Having been steeped in the theory of management courtesy of too much time in retail and wholesale concerns, I have been fortunate to have seen reality vs. the academic component for many moons; once a subordinate printed off a unique text that remains unpublished to this day from Dr. Abraham Maslow: Eupsychian Theory.

[Maslow, of course is one of the three most oft quoted of the behavioral psychology crowd; along with Piaget and Erikson.]

So, while engaged in constructive management in Ithaca, New York, in the mid 90’s as pyramid head for a little department store called Montgomery Ward, my protégé/department head “Ben” chanced a visit to the Net and printed off a full copy of said learned manuscript (not a published book) containing rough thoughts on industrial management observations by Maslow.

Upon reading, my favorite observation was – not because it was so earth-shattering, but because I was one of the only people to be privy to it – the behavior of workers on a factory production floor at the tail assembly of an assembly line:

After the final stage of production, boxes of the finished product were stacked in a staging room in giant quantity, and simply awaited further transport to delivery trucks headed to distribution centers or other outlets. What the items were did not matter.

The experiment was: how did the production rates change according to how much merchandise was stacked up in the holding room?

The finding was both simple, yet fascinating: As the room filled with mounds of boxes to nearly full capacity, the lines slowed down, even when the shipping schedules were unknown (and there had never been a history of “log jams” in the output of the production.)

Conversely, if the mounds of boxes were unstacked and loaded out frequently (presumably to smaller trucks) the line output increased quite a bit, in an effort to build up the total supply of the storage room.

[To oblivious managers, allow me: Keep the results of production under perpetual observation, as workers WANT to perform well, and DO look for signs of how well they are doing.]

The psychology presumably being that either “nature abhors a vacuum,” or that the line workers of the factory held some sort of latent pride in keeping that room full from their toil.

So, what of this seemingly minor finding, documented in such a little known text?

One item for me was that the nuance of human nature is so little understood or quantified. Another is that “everything under the sun” is not known and quantified at this time, despite academia that has not fully considered even modest whims of behaviors.

Conventional wisdom has been to blindly push, admonish, censure, and cajole workers to some acceptable result (based upon a budget or goal, for instance).

According to this researched finding, Maslow learned that leading the workers through visual signals on performance was extremely valuable, indeed.
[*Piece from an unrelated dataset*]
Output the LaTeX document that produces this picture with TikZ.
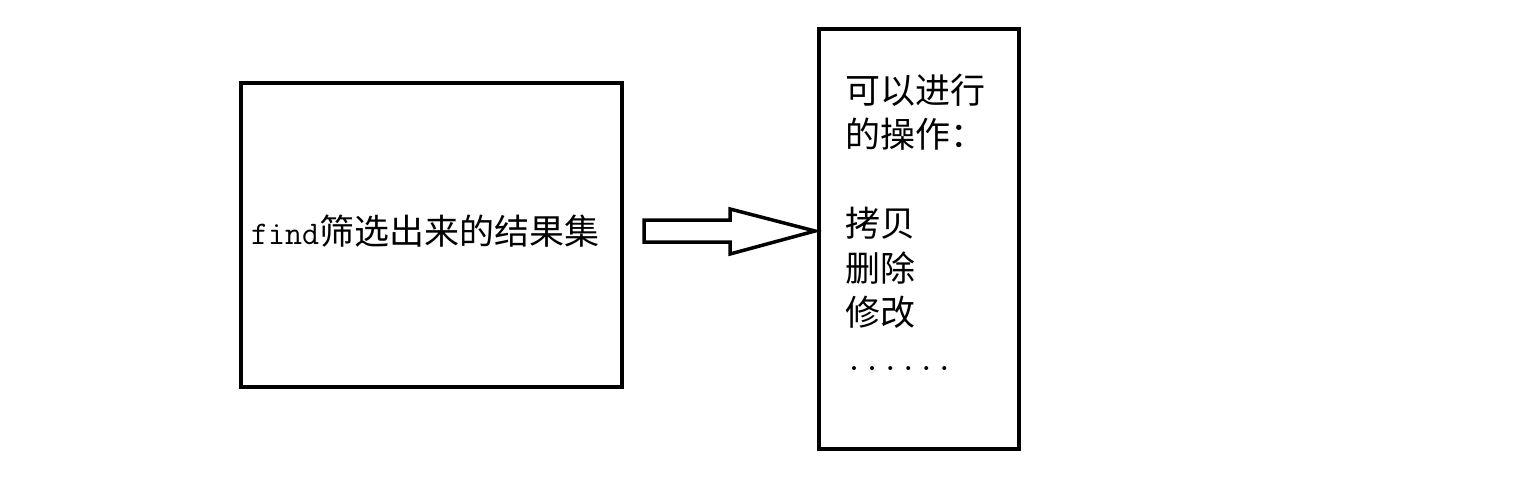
\documentclass[tikz,border=0pt]{standalone}
\usepackage{fontspec}
\usetikzlibrary{calc}
\newfontfamily\cjk{Noto Sans CJK SC}
\begin{document}
\begin{tikzpicture}[x=1pt,y=-1pt,
  box/.style={draw=black,line width=4pt,rectangle,inner sep=0pt,fill=white},
  txt/.style={inner sep=0pt,text=black},
  blockarrow/.style={draw=black,line width=3.5pt,line join=miter,fill=white}]
\useasboundingbox[fill=white] (0,0) rectangle (1528,488);
\node[box,minimum width=381pt,minimum height=304pt] (src) at (431.5,235) {};
\node[box,minimum width=200pt,minimum height=420pt] (ops) at (919,239) {};
\node[txt,anchor=base west] (srctext) at (251,244)
  {\ttfamily\fontsize{33}{35}\selectfont find\cjk\fontsize{35}{44}\selectfont 筛选出来的结果集};
\node[txt,anchor=base west] (opstext) at (845,103)
  {\fontsize{35}{44.5}\selectfont\begin{tabular}[t]{@{}l@{}}
  \cjk 可以进行\\
  \cjk 的操作：\\
  \\
  \cjk 拷贝\\
  \cjk 删除\\
  \cjk 修改\\
  {\ttfamily\fontsize{35}{44.5}\selectfont ......}
  \end{tabular}};
\coordinate (tail) at ($(src.east)+(20,-4)$);
\coordinate (tip) at ($(ops.west)+(-2,-8)$);
\draw[blockarrow] (tail) ++(0,-11) -- ++(86,0) -- ++(0,-11) -- (tip)
  -- ($(tail)+(86,23)$) -- ++(0,-12) -- ++(-86,0) -- cycle;
\end{tikzpicture}
\end{document}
This, potentially had impact beyond carrot and stick approaches.

So, therefore, when there is a palpable way to demonstrate a positive result, we should embrace it, pull instead of push, as a technique toward an end.

Getting people to do something because they think it’s the right thing to do (and even allowing them the courtesy of thinking it’s their own idea) is an essential tool in successful management.

Behavior modification from within – eclipsing the ones forced from without – are clearly worth the effort of subtle management nuance.

Taking the time to alter working conditions and observe outcomes...

Or, are we already self-convinced that there is nothing new under the sun, and all awareness and objectivity are simply an unneeded luxury?